Starting at the top of the listing, extract every line up to and including the one with "let rxLeader = [[4.03, 1.382], [4.03, 1.270], [3.536, 0.775]];". Pictures stay out of the copy.

(begin)

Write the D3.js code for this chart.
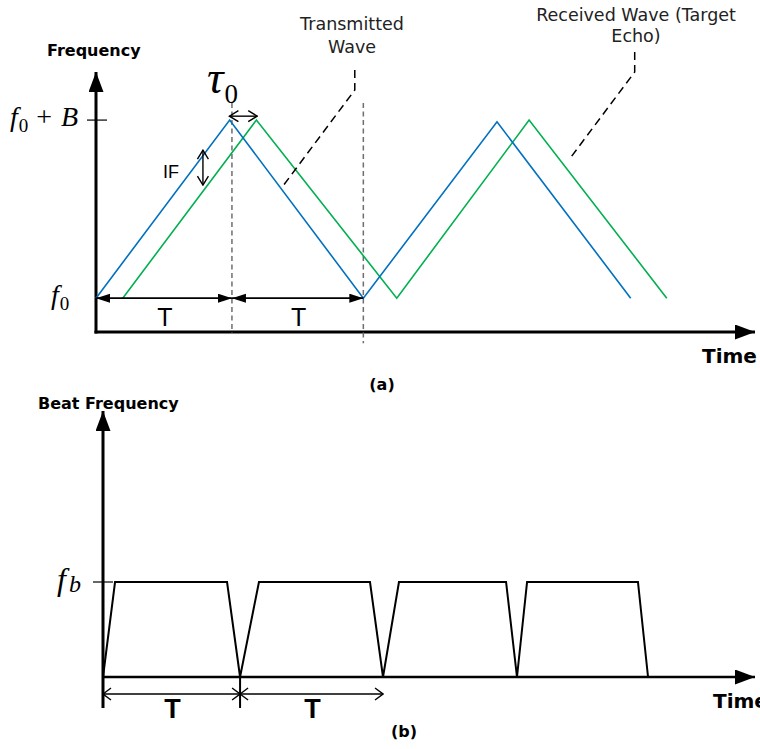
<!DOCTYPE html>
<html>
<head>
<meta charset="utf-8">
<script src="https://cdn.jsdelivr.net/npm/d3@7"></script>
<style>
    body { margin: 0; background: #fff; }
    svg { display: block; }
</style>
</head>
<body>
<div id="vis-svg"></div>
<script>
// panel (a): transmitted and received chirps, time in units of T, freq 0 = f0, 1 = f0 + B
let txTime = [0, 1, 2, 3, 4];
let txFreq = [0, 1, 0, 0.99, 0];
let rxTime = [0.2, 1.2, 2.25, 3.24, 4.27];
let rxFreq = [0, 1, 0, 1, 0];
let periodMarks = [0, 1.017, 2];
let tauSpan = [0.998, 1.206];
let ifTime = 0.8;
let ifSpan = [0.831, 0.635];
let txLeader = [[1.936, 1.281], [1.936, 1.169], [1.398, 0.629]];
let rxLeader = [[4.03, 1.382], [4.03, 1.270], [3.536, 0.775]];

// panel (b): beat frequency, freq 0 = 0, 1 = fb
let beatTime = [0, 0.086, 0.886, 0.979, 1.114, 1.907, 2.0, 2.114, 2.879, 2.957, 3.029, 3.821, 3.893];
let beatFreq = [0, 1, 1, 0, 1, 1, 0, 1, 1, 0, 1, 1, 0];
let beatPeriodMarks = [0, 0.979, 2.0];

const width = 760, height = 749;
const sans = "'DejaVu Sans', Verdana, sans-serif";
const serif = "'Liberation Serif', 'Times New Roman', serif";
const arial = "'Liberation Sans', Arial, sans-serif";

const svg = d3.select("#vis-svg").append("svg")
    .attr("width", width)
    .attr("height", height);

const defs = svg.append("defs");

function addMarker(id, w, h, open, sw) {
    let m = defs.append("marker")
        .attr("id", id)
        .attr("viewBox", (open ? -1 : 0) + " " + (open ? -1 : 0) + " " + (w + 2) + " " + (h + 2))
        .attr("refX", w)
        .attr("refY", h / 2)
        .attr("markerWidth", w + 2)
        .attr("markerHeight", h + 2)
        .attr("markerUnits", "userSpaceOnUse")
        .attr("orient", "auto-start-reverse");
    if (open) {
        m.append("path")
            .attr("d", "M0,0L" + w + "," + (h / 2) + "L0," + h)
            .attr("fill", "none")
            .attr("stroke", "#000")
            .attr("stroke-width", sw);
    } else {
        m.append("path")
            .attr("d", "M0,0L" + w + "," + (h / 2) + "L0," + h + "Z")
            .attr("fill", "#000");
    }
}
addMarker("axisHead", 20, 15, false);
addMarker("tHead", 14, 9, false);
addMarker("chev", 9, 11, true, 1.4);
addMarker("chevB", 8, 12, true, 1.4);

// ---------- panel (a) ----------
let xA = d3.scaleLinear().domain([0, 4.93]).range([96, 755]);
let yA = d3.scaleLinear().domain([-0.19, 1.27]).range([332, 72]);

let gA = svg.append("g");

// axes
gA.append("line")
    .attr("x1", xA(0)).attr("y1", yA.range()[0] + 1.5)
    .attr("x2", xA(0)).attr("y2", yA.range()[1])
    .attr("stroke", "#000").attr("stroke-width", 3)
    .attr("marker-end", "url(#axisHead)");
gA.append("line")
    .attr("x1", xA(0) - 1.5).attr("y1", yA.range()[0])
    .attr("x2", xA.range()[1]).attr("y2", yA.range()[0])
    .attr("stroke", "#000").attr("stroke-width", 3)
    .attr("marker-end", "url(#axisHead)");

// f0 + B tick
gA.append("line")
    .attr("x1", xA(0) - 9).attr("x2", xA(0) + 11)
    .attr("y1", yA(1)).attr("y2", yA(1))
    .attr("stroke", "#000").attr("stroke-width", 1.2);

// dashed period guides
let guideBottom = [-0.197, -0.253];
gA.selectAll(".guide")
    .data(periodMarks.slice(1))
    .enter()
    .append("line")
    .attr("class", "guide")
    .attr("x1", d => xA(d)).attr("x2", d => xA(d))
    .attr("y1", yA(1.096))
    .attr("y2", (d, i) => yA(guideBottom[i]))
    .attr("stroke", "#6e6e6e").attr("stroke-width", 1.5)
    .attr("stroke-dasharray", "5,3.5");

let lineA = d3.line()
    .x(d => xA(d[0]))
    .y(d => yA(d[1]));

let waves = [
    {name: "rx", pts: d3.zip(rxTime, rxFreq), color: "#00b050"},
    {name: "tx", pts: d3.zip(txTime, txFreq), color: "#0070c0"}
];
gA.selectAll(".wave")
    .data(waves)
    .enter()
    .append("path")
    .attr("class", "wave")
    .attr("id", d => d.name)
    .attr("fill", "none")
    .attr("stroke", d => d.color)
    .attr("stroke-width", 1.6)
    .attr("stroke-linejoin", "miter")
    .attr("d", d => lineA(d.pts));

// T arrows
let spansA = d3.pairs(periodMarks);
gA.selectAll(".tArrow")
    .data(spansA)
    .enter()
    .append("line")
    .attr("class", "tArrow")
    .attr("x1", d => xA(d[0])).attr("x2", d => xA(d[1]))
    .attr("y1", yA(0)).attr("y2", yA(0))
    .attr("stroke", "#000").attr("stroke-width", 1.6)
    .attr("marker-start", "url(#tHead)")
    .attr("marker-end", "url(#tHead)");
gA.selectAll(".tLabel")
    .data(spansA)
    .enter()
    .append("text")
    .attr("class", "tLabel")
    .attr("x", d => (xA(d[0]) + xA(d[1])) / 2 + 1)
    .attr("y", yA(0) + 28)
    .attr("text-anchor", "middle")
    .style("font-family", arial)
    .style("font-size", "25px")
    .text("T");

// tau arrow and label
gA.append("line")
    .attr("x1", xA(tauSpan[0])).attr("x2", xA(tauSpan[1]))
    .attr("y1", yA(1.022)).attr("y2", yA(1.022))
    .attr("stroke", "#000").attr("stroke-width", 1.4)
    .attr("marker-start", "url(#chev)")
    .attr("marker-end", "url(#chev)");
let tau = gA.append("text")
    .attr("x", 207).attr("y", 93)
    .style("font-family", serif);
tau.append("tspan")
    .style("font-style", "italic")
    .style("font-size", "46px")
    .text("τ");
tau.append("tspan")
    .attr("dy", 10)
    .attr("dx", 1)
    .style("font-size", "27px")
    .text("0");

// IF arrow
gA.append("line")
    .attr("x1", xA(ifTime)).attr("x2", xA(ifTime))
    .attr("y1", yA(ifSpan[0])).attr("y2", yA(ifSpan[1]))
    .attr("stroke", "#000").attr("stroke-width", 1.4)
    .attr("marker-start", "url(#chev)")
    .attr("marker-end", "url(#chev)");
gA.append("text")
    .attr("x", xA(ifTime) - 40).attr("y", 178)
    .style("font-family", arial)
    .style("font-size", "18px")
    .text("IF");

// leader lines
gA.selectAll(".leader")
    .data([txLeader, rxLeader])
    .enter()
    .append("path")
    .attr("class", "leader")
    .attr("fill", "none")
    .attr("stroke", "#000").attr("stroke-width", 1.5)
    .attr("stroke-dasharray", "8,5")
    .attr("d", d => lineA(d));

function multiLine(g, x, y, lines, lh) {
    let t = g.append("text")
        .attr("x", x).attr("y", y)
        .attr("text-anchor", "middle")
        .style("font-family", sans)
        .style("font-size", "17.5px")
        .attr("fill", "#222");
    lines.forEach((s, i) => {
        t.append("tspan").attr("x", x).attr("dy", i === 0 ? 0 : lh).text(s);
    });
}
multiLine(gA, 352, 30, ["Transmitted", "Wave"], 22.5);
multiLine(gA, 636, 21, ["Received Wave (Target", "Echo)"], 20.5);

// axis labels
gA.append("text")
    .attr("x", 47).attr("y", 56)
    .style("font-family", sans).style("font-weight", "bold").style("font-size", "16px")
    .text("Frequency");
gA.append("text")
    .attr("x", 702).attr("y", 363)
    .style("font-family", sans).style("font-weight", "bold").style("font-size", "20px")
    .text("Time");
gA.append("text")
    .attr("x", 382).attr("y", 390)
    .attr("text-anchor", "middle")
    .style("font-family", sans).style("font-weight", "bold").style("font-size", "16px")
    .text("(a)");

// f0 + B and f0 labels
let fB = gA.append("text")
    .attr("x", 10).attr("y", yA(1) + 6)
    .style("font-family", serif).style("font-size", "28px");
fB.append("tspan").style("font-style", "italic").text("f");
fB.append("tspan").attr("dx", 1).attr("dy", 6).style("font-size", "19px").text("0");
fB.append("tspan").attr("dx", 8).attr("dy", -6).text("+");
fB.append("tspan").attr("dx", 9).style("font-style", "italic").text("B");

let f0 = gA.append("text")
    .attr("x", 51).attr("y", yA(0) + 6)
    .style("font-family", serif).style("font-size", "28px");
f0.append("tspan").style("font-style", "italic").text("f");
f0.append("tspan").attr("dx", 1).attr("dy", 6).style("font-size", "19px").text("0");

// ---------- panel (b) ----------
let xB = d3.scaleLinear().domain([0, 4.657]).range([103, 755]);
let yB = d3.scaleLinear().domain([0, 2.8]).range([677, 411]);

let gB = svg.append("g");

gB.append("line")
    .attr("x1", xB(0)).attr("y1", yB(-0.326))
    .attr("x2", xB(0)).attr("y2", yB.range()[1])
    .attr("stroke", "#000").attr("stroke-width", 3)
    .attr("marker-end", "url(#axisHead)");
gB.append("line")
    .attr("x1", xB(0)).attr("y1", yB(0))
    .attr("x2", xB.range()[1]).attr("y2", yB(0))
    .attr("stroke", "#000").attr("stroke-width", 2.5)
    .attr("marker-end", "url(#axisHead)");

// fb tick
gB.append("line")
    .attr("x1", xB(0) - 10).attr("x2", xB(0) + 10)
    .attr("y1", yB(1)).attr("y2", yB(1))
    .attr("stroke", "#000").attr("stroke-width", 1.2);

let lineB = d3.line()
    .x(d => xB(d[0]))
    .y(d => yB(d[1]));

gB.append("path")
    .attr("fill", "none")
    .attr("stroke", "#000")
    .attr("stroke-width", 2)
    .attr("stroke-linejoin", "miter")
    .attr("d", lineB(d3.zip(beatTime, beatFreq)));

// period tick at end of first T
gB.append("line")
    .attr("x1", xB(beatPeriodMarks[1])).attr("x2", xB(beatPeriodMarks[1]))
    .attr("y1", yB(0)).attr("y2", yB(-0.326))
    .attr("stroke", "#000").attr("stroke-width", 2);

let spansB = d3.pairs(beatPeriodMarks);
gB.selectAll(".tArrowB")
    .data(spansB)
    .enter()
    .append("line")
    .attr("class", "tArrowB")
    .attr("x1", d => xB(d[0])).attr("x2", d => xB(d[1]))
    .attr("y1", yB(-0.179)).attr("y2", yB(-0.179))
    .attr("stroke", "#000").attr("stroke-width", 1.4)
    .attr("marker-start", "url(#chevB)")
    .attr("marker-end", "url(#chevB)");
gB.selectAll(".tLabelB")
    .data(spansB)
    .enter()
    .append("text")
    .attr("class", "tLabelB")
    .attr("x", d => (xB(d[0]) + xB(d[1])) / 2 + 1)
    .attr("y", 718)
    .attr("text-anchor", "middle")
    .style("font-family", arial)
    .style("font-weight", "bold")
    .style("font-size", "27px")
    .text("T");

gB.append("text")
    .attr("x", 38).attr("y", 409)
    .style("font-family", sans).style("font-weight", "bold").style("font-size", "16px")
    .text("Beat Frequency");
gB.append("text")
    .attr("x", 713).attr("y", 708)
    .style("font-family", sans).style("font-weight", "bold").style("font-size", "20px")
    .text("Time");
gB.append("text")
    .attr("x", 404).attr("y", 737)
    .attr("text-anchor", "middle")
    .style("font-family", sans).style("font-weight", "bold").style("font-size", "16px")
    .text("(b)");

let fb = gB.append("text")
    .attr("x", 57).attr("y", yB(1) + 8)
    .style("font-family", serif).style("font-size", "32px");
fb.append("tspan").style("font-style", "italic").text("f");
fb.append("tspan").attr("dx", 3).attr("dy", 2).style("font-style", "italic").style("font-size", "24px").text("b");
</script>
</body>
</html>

(end)

Correct response
Write the D3.js code for this chart.
<!DOCTYPE html>
<html>
<head>
<meta charset="utf-8">
<script src="https://cdn.jsdelivr.net/npm/d3@7"></script>
<style>
    body { margin: 0; background: #fff; }
    svg { display: block; }
</style>
</head>
<body>
<div id="vis-svg"></div>
<script>
// panel (a): transmitted and received chirps, time in units of T, freq 0 = f0, 1 = f0 + B
let txTime = [0, 1, 2, 3, 4];
let txFreq = [0, 1, 0, 0.99, 0];
let rxTime = [0.2, 1.2, 2.25, 3.24, 4.27];
let rxFreq = [0, 1, 0, 1, 0];
let periodMarks = [0, 1.017, 2];
let tauSpan = [0.998, 1.206];
let ifTime = 0.8;
let ifSpan = [0.831, 0.635];
let txLeader = [[1.936, 1.281], [1.936, 1.169], [1.398, 0.629]];
let rxLeader = [[4.03, 1.382], [4.03, 1.270], [3.536, 0.775]];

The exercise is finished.